EEOC fails to prove disparate impact in another case involving background checks

In August 2013, a Maryland federal judge dismissed without a trial a putative suit filed by the Equal Employment Opportunity Commission (the “EEOC”) against event-promoter Freeman for alleged discriminatory background screening practices. Calling the EEOC’s expert report “an egregious example of scientific dishonesty,” the court granted a summary judgment to Freeman based on its findings that the EEOC’s expert testimony was unreliable, and would not support a claim of disparate impact. According to the court’s opinion, the EEOC failed to establish an element of its case when it made no effort to analyze Freeman’s multi-step screening policies to identify the specific practices that caused the alleged disparate impact. The court went on to say: “By bringing actions of this nature, the EEOC has placed many employers in the ‘Hobson’s choice’ of ignoring criminal history and credit backgrounds, thus exposing themselves to potential liability for criminal and fraudulent acts committed by employees, or, on the other hand, incurring the wrath of the EEOC for having utilized information deemed fundamental by most employers.”

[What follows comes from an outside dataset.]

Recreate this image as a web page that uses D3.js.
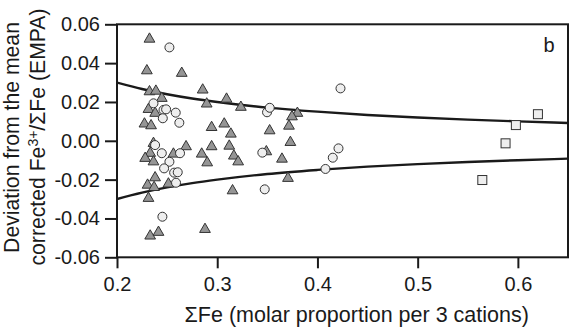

The EEOC most likely will appeal the decision, as it has done in another high-profile background check case in Ohio, where in January 2013 the court similarly ruled  that the EEOC failed to prove disparate impact. Although these rulings represent a victory for the employer, the EEOC has not reversed its position, and is expected to continue its attempts to severely limit, if not eliminate, the use of criminal and credit checks by private employers.

California passes bill that would require policy disclosures for “do not track”

On August 28, 2013, the California State Senate and Assembly passed AB 370, to amend the California Online Privacy Protection Act (CalOPPA) that would require operators of commercial websites or “online services” accessible to California residents to disclose how the site responds to “do not track” (DNT) browser settings, which in turn will trigger enforceability by federal and state authorities. The amendment is expected to be signed by Governor Jerry Brown.